→ Challenge
Retype the stretch of lines that starts at the line containing "Output the Python" and ends at the line containing "(1, 2)), zorder=1)", inclusive. Do not include pictures.

→ Material to process
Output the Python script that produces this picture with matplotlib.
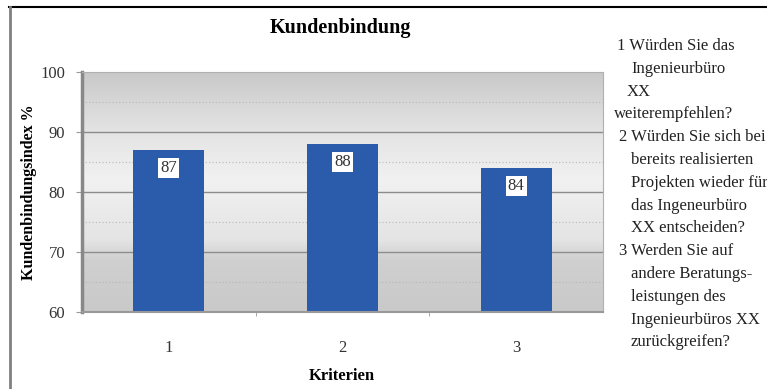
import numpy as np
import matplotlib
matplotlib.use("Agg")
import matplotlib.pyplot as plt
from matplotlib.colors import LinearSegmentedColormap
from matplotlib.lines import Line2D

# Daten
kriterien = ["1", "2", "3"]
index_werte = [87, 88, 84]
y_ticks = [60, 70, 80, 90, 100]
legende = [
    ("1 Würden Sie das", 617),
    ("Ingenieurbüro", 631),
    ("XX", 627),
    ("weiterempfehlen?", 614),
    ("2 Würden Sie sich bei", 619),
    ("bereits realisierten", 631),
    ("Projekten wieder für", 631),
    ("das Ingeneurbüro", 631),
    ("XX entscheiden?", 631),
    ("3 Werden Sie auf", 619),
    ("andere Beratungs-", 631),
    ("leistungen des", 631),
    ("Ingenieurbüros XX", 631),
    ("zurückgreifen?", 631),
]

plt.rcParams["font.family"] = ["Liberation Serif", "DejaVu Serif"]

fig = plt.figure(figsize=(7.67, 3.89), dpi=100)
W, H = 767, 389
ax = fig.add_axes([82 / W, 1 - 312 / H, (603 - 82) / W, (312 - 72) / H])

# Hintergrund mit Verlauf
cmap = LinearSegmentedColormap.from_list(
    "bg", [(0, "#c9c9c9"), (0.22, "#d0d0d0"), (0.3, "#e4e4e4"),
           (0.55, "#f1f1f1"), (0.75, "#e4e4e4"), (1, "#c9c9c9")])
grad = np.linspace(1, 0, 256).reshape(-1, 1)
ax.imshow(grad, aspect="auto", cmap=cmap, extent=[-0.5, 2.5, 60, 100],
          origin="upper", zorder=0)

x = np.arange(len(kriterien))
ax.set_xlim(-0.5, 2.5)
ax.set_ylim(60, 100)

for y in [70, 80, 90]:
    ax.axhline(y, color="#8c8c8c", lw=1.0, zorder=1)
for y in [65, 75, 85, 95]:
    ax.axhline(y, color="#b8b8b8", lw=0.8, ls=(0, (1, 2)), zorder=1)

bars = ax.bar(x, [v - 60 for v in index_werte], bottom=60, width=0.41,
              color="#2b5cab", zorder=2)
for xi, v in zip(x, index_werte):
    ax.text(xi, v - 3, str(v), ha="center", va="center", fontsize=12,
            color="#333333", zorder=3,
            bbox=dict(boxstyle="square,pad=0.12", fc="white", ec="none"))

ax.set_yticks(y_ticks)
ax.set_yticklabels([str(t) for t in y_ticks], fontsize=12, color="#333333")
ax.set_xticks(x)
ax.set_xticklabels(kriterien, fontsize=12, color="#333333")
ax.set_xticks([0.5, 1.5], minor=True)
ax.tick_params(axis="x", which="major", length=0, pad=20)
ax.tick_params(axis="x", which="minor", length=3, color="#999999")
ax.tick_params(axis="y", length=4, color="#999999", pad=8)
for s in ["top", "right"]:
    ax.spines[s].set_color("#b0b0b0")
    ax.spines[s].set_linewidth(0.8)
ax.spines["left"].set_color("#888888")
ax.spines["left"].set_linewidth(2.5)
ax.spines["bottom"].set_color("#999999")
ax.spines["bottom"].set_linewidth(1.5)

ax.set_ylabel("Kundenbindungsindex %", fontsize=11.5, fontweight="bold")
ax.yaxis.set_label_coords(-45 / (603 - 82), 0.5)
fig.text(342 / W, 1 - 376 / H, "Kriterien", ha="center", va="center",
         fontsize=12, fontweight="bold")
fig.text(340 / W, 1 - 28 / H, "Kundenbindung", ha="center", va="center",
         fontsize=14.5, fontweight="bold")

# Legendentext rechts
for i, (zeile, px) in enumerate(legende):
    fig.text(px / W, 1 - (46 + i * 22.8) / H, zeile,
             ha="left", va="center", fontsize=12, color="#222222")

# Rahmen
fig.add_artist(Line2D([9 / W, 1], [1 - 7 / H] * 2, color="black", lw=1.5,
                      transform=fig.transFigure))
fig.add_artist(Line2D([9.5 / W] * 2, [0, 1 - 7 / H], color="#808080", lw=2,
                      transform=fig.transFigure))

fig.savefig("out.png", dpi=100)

--

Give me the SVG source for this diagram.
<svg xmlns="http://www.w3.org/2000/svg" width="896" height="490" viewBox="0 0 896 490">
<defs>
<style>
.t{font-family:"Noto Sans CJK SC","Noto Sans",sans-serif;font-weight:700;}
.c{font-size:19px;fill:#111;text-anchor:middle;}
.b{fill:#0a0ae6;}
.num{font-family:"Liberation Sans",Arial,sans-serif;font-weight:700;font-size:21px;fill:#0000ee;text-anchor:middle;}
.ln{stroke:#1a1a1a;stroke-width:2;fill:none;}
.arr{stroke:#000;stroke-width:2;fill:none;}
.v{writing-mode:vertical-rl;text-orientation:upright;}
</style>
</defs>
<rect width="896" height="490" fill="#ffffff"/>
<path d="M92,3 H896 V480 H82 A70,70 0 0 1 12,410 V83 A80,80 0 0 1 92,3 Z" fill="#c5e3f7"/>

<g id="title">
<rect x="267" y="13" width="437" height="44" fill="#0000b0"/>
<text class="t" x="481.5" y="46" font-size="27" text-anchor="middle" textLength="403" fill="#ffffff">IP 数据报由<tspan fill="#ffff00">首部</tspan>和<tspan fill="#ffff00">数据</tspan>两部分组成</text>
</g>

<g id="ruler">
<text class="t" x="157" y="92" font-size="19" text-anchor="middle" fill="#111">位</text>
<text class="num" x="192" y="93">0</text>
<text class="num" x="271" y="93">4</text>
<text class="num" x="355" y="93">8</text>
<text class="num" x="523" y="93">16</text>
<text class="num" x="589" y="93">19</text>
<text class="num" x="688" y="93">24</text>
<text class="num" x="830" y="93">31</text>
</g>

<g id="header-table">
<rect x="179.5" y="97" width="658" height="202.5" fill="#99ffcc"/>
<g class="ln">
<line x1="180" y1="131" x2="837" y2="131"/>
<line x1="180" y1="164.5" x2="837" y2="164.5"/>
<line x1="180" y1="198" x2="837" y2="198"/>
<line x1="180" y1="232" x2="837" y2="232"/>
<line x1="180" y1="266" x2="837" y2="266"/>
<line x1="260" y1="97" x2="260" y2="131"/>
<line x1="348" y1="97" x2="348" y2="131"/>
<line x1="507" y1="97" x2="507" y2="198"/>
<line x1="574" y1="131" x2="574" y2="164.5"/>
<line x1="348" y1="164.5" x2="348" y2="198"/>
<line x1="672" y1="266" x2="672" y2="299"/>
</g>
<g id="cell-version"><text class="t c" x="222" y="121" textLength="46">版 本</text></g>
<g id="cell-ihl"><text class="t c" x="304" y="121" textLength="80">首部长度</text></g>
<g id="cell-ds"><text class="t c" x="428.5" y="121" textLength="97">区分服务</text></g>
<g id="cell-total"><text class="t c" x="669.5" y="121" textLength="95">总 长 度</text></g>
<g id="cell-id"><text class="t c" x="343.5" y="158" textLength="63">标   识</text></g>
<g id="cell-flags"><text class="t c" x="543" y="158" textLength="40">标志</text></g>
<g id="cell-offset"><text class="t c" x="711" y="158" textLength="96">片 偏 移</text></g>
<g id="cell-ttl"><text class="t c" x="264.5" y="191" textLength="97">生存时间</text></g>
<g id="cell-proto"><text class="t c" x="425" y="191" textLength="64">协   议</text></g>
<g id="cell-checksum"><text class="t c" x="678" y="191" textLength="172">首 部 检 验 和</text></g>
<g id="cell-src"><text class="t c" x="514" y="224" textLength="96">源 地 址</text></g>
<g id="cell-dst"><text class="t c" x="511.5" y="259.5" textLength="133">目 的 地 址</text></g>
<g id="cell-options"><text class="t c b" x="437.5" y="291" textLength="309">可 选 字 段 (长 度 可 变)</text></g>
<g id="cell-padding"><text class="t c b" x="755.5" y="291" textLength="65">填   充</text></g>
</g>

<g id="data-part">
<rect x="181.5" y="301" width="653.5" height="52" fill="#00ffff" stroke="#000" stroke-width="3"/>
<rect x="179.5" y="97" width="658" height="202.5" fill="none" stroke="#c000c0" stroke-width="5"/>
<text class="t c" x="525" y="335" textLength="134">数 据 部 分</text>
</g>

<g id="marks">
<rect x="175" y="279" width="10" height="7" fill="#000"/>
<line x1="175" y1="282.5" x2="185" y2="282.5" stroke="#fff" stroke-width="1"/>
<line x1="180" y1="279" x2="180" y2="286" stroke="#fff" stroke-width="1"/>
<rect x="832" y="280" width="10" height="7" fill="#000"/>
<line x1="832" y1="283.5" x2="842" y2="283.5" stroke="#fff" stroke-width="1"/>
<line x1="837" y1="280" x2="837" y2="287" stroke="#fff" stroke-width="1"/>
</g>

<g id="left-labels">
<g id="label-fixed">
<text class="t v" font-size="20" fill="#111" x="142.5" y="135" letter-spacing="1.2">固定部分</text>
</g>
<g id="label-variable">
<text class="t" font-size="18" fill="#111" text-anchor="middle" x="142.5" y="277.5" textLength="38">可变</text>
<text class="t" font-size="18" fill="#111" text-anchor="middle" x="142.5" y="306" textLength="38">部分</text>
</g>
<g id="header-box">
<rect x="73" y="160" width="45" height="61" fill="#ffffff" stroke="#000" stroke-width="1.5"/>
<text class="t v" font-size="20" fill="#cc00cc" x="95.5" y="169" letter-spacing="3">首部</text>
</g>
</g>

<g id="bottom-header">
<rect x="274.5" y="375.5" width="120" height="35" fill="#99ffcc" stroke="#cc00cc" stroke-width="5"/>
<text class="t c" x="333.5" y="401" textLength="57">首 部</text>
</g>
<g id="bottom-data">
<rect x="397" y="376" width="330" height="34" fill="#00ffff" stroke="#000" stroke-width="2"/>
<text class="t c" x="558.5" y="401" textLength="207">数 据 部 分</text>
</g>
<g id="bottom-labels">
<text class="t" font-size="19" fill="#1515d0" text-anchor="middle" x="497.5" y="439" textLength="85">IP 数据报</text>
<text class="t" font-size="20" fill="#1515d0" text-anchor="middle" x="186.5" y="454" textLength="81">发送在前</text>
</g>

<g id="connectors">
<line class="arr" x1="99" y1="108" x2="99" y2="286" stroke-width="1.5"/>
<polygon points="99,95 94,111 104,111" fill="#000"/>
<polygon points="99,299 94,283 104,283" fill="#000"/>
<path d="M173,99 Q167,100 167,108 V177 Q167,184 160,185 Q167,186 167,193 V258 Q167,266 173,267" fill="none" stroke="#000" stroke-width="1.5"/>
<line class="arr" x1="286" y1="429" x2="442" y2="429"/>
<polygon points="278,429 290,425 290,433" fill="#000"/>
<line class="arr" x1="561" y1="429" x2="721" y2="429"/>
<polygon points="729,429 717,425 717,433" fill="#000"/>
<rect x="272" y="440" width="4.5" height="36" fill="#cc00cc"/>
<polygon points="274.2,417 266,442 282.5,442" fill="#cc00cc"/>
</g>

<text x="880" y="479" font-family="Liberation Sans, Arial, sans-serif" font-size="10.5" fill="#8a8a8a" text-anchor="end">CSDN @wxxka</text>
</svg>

→ Task response
Output the Python script that produces this picture with matplotlib.
import numpy as np
import matplotlib
matplotlib.use("Agg")
import matplotlib.pyplot as plt
from matplotlib.colors import LinearSegmentedColormap
from matplotlib.lines import Line2D

# Daten
kriterien = ["1", "2", "3"]
index_werte = [87, 88, 84]
y_ticks = [60, 70, 80, 90, 100]
legende = [
    ("1 Würden Sie das", 617),
    ("Ingenieurbüro", 631),
    ("XX", 627),
    ("weiterempfehlen?", 614),
    ("2 Würden Sie sich bei", 619),
    ("bereits realisierten", 631),
    ("Projekten wieder für", 631),
    ("das Ingeneurbüro", 631),
    ("XX entscheiden?", 631),
    ("3 Werden Sie auf", 619),
    ("andere Beratungs-", 631),
    ("leistungen des", 631),
    ("Ingenieurbüros XX", 631),
    ("zurückgreifen?", 631),
]

plt.rcParams["font.family"] = ["Liberation Serif", "DejaVu Serif"]

fig = plt.figure(figsize=(7.67, 3.89), dpi=100)
W, H = 767, 389
ax = fig.add_axes([82 / W, 1 - 312 / H, (603 - 82) / W, (312 - 72) / H])

# Hintergrund mit Verlauf
cmap = LinearSegmentedColormap.from_list(
    "bg", [(0, "#c9c9c9"), (0.22, "#d0d0d0"), (0.3, "#e4e4e4"),
           (0.55, "#f1f1f1"), (0.75, "#e4e4e4"), (1, "#c9c9c9")])
grad = np.linspace(1, 0, 256).reshape(-1, 1)
ax.imshow(grad, aspect="auto", cmap=cmap, extent=[-0.5, 2.5, 60, 100],
          origin="upper", zorder=0)

x = np.arange(len(kriterien))
ax.set_xlim(-0.5, 2.5)
ax.set_ylim(60, 100)

for y in [70, 80, 90]:
    ax.axhline(y, color="#8c8c8c", lw=1.0, zorder=1)
for y in [65, 75, 85, 95]:
    ax.axhline(y, color="#b8b8b8", lw=0.8, ls=(0, (1, 2)), zorder=1)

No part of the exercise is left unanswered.